Dylan also enlisted longtime Tom Petty & the Heartbreakers guitarist Mike Campbell, Los Lobos' David Hidalgo with some tasty accordion, and his old friend, Grateful Dead lyricist Robert Hunter, who co-wrote most of the tunes. (Maybe you remember Bob's Down in the Groove gem "Silvio," which Hunter also co-wrote.)

Dylan pulls off a surprisingly soulful, even tender vocal on the track "Life is Hard," a drunken love proclamation over a slow-and-muddy, Texas-inspired groove that makes me think of the legendary Doug Sahm. "This Dream of You" could also pass for a Texas Tornadoes song, straight out of Doug Sahm's songbook.

Dylan salutes many of his heroes on this album. On "My Wife's Hometown," he borrows from the legendary Chess sideman and songwriter extraordinaire Willie Dixon. Dylan sings like the devil's right hand man on this one. You can almost hear the evil laughter in his voice. His voice throughout the album is rugged, dusty, gritty, but surprisingly softer than it's been on recent recordings.

The blues is all over this album. "Shake Shake Mama" sounds like a lost Howlin' Wolf song, "Jolene" is a Chicago blues stomp and "It's All Good" is the kind of boogie blues John Lee Hooker delivered for 50 years.

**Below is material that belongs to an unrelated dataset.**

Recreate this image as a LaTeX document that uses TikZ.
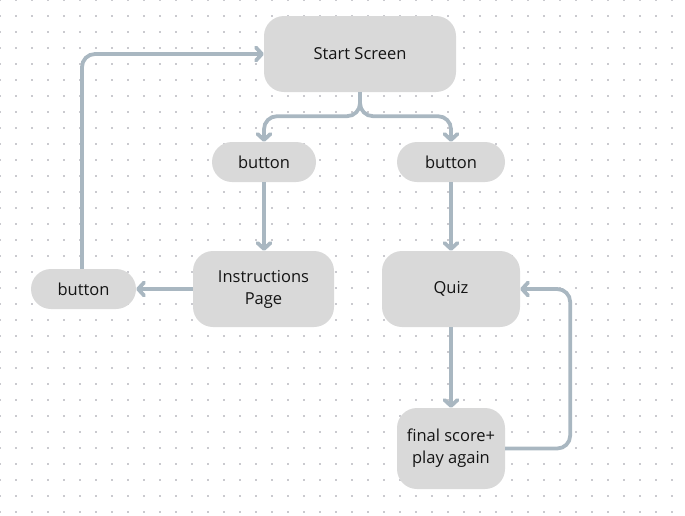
\documentclass[tikz,border=0pt]{standalone}
\usepackage{fontspec}
\setmainfont{Open Sans}
\usetikzlibrary{arrows.meta}
\definecolor{boxfill}{HTML}{D9D9D9}
\definecolor{linec}{HTML}{A9B7C1}
\definecolor{dotc}{HTML}{CACACF}
\begin{document}
\begin{tikzpicture}[x=1pt,y=-1pt,
  box/.style={fill=boxfill, rounded corners=20pt, inner sep=0pt, align=center,
    font=\fontsize{16.5}{22}\selectfont, text=black!92},
  conn/.style={draw=linec, line width=3.8pt, rounded corners=13pt,
    -{Straight Barb[length=6pt,width=13pt,line cap=round,line join=round]}}]
\useasboundingbox (0,0) rectangle (685,515);
\foreach \i in {0,...,42}{\foreach \j in {0,...,32}{
  \fill[dotc] (16*\i-1,16*\j-1) rectangle ++(2,2);}}
\node[box, minimum width=192pt, minimum height=76pt] (start) at (360,54) {Start Screen};
\node[box, minimum width=104pt, minimum height=40pt] (b1) at (264,162) {button};
\node[box, minimum width=108pt, minimum height=40pt] (b2) at (451,162) {button};
\node[box, minimum width=141pt, minimum height=76pt] (instr) at (263.5,289) {Instructions\\Page};
\node[box, minimum width=138pt, minimum height=76pt] (quiz) at (451,289) {Quiz};
\node[box, minimum width=108pt, minimum height=81pt] (final) at (451,448.5) {final score+\\play again};
\node[box, minimum width=105pt, minimum height=40pt] (b3) at (83.5,289) {button};
\draw[conn] (start.south) -- ++(0,24) -| (b1.north);
\draw[conn] (start.south) -- ++(0,24) -| (b2.north);
\draw[conn] (b1.south) -- (b1.south |- instr.north);
\draw[conn] (b2.south) -- (quiz.north);
\draw[conn] (instr.west) -- (b3.east);
\draw[conn] (b3.north -| 82,0) |- (start.west);
\draw[conn] (quiz.south) -- (final.north);
\draw[conn] (final.east) -- ++(65,0) |- (quiz.east);
\end{tikzpicture}
\end{document}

Bob sings in his best rasp, "Buildings are crumbling all over the neighborhood/but there's nothing to worry about/cuz it's all good/ It's all good." Yes it is!

Among the highlights are the swamp voodoo track, "Beyond Here Lies Nothin," and "I Feel A Change Comin' On" with lyrical nuggets like, "I'm listening to Billy Joe Shaver and I'm reading James Joyce/Some people they tell I've got the blood of the land in my voice." There is even a tone of optimism on this one.

Ultimately, it's nice to see Bob continuing to deliver the goods late in the game. Together Through Life is a worthy addition to his already monumental body of work.